Public testimony on House Joint Memorial 4009 urged Congress to preserve federal wildfire response capacity and state lawmakers to restore '11‑68' wildfire resilience funding, citing public‑health, economic and landscape benefits of prevention and rapid response.

The House Agriculture and Natural Resources Committee received extensive testimony in support of House Joint Memorial 4009, which urges Congress to ensure federal wildland fire resources remain able to protect communities, watersheds and firefighter health.

Representative Springer, the memorial's prime sponsor, told the committee wildfire is a regional challenge and urged federal partnership as much of Washington’s wildland is federally owned.

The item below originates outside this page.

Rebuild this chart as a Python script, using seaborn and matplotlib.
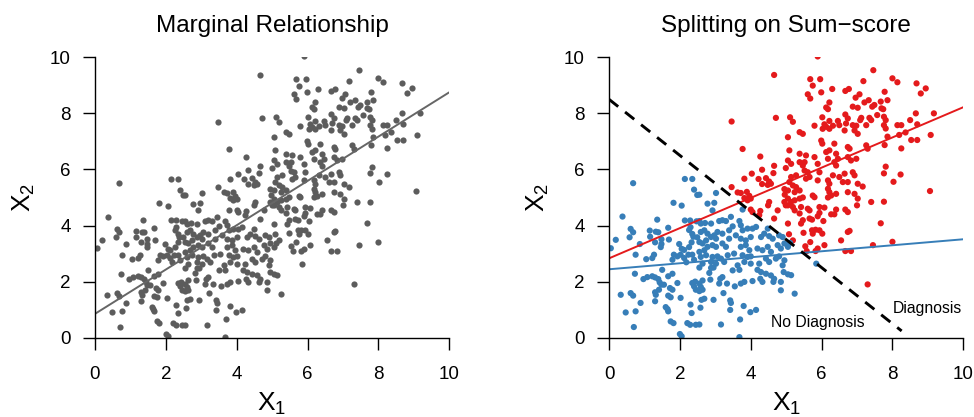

Speakers from tribal governments, county associations, conservation nonprofits and private forest landowners described the federal consolidation of firefighting programs and asked Congress not to reduce on‑the‑ground capacity.

Testimony repeatedly cited the state’s '11‑68' wildfire resilience funding (referred to in testimony as November/11‑68) as an effective investment. Darcy Batura of The Nature Conservancy and others said that prevention and landscape‑health projects funded by 11‑68 reduce suppression costs and protect communities; Batura said every dollar spent on mitigation saved an estimated $8.14 in state costs and estimated saving Washington $1 billion over 20 years if fully funded. Private landowners and the Washington Forest Protection Association described concrete results from treatments and good‑neighbor agreements enabling state work on federal lands.

Tribal testimony stressed the scale of burned and treated acreage within reservations and urged flexible, locally responsive resources. Labor representatives and county officials emphasized capacity and staffing needs for sustained interagency response.

No amendments were recorded for the memorial during the hearing; committee staff read the large list of pro and con sign‑ins into the record and closed the public hearing. Speakers urged the legislature to restore and align state funding with federal partners to maintain improvements in response time and cross‑boundary coordination.